The SEC has a pending civil case against Mr. Cohen for a failure to supervise. No trial date has been set, and if one ever occurs, it might shed some light on how he managed the firm. But the SEC would only have to prove negligence, not intent, so even a finding of liability wouldn't answer the question of whether this outlaw organization was actually run by an outlaw.
Whether there are any victims to SAC's crimes may be an even harder question to answer. Mr. Bharara couldn't name any at his Monday press conference, because they are theoretical. The prosecutor spoke of people who believe the markets are fair and that investors all play by the same rules. Others would argue that investors view as most fair a market in which prices reflect all available information and are therefore more accurate, or perhaps one in which investors, not regulators, decide what kind of disclosure they require.
Perhaps hazier still is the public understanding of what exactly insider trading is. After his recent win in a civil insider-trading case against the SEC, billionaire Mark Cuban noted that there are "no bright-line rules" and added of the SEC, "They regulate through litigation."
Illegal insider trading is generally understood to be trading securities on material nonpublic information by a fiduciary or someone in a position of trust, but it's never been precisely defined. The Securities and Exchange Commission notes that "Insider trading violations may also include 'tipping' such information, securities trading by the person 'tipped,' and securities trading by those who misappropriate such information."

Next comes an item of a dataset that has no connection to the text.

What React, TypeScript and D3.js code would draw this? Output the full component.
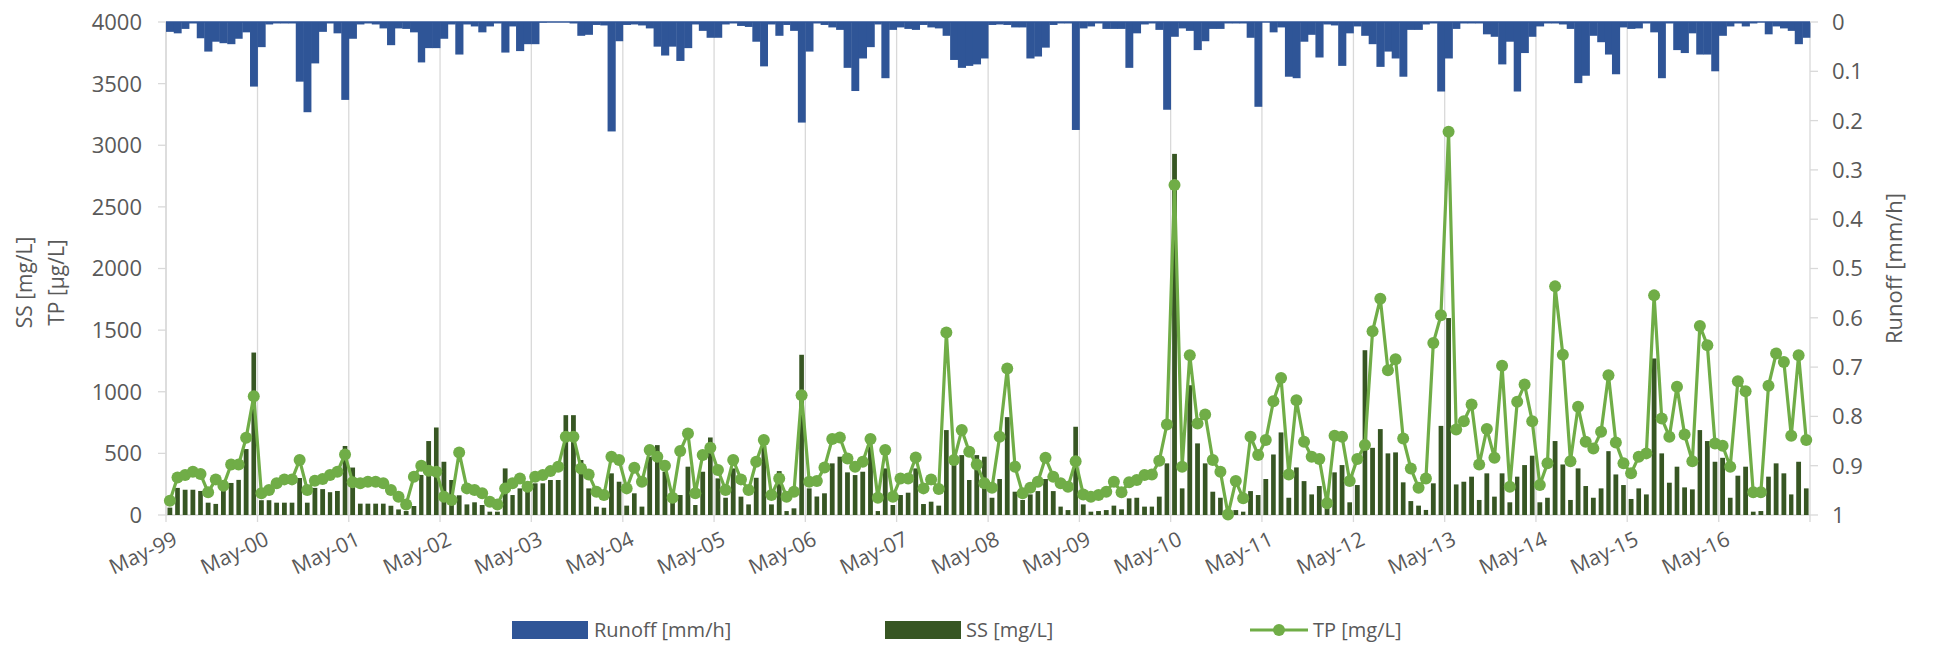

The SAC case centered on this gray area of tips, and of course Monday's settlement involved the Department of Justice and criminal charges, where the government must clear a much higher bar than in the SEC's civil cases. At trial Mr. Bharara would have had to prove guilt beyond a reasonable doubt, rather than simply having to demonstrate a preponderance of the evidence as the SEC does. Had the Justice case gone to trial, however, there's no guarantee that SAC could have capped its payouts at even $1.8 billion.
So we have the unsatisfying result of Mr. Cohen, who remains a multibillionaire, going on his way after agreeing to a hefty fee. And we have $1.8 billion flowing from the private economy to Washington, though prosecutors haven't proven that the government deserves a single dollar.